Scottish residential development land market slows as wider uncertainty takes hold

Scottish residential development land market slows as wider uncertainty takes hold

After a period of exceptional strength, the Scottish development land market slowed over Q4 2022 as wider market uncertainty took hold.

According to a new report by real estate advisor Savills, Scottish greenfield land values fell by -3.6% in Q4 2022, taking annual growth to 4.6%. Current economic uncertainty, increased costs and slow sale rates have led to land buyers pausing land buying throughout Scottish markets, mirroring wider UK trends. The net balance of Savills development agents across the UK reporting new sites launching onto the market fell to its lowest levels seen in over 10 years, at -54%.

“The recent slowdown of new build sales rates has considerably impacted sentiment in the land market, and combined with the recent slowing of house price growth and stretched mortgage affordability, land buying activity has reduced,” comments Lydia McLaren, research analyst at Savills.
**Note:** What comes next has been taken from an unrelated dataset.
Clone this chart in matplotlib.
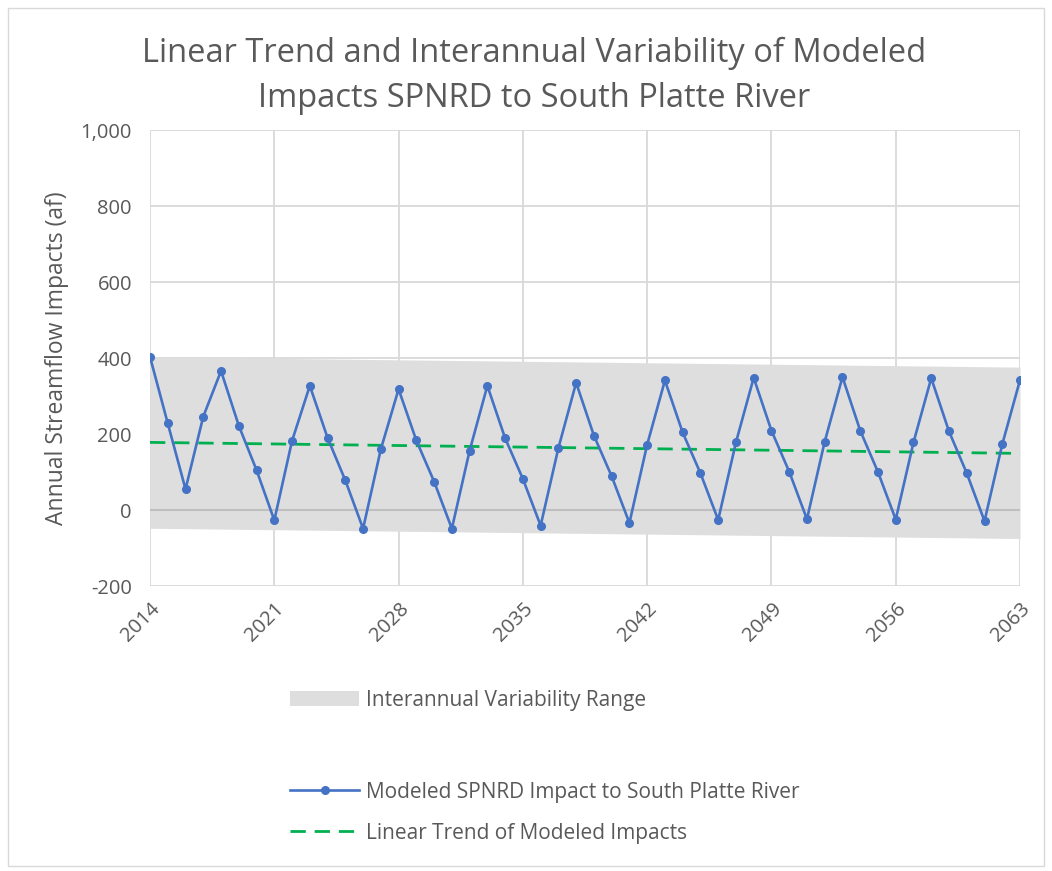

“With further house price falls forecast for this year, rising build costs are no longer being offset, adding further downward pressure to land values. In the short term, we expect major housebuilders to be much more selective or pause their land buying activity while they wait for sales rates to pick up. However, this will provide more opportunities for HAs and well financed regional and SME housebuilders to acquire sites having been out-bid over the last year due to the exceptionally strong competition.”

Savills reports that major housebuilders have cut back on land buying in an effort to ride out the weaker sales market, with some pausing activity altogether.

“With the average stated landbank across the major housebuilders of 5.1 years in 2022, the major housebuilders are able to pause activity to monitor future sales over the next few months and reassess land buying decisions. The future performance of sales rates in Q1 2023 will likely determine future land buying strategy for the major housebuilders, anecdotally new home sales have seen significant improvements from Q4 2022, however these are being supported with incentives ” comments Ben Brough, Savills head of Scotland development.

“However, strategic land remains a key priority for many players in the land market as it is less exposed to cyclical market conditions. Over the last quarter, there has been an increase in appetite for longer term land opportunities requiring less upfront expenditure.”

A net balance of 83% of Savills UK development agents reported increased interest in strategic land in Q4 2022, significantly higher than the previous quarter at 33%.

UK build cost inflation is beginning to soften and stabilise as a result of slowing construction output. Material costs for new homes increased by 10.1% in the year to October, down from 21.9% over the equivalent period in 2021 according to Department for Business, Energy and Industrial Strategy.

Supply chain constraints including materials shortages have also reduced significantly as main development constraints at 30% in 2022 down from 60% in 2021, according to the latest annual FMB survey.

Looking ahead, Mr Brough added: “As a result of falling demand from some areas of the market, and predicted fewer transactions during the first half of 2023, Savills expects land values to soften from their recent highs, returning to pre-pandemic norms which account for realistic build costs, slower rate of sale and incentive packages.

“In the medium term, we expect demand for sites to increase as those that have paused land buying refill their pipelines. With changes to planning policy likely to reduce the number of sites gaining consent, we also expect the supply of consented sites to reduce. As a result, land values are likely to remain resilient in the medium term.”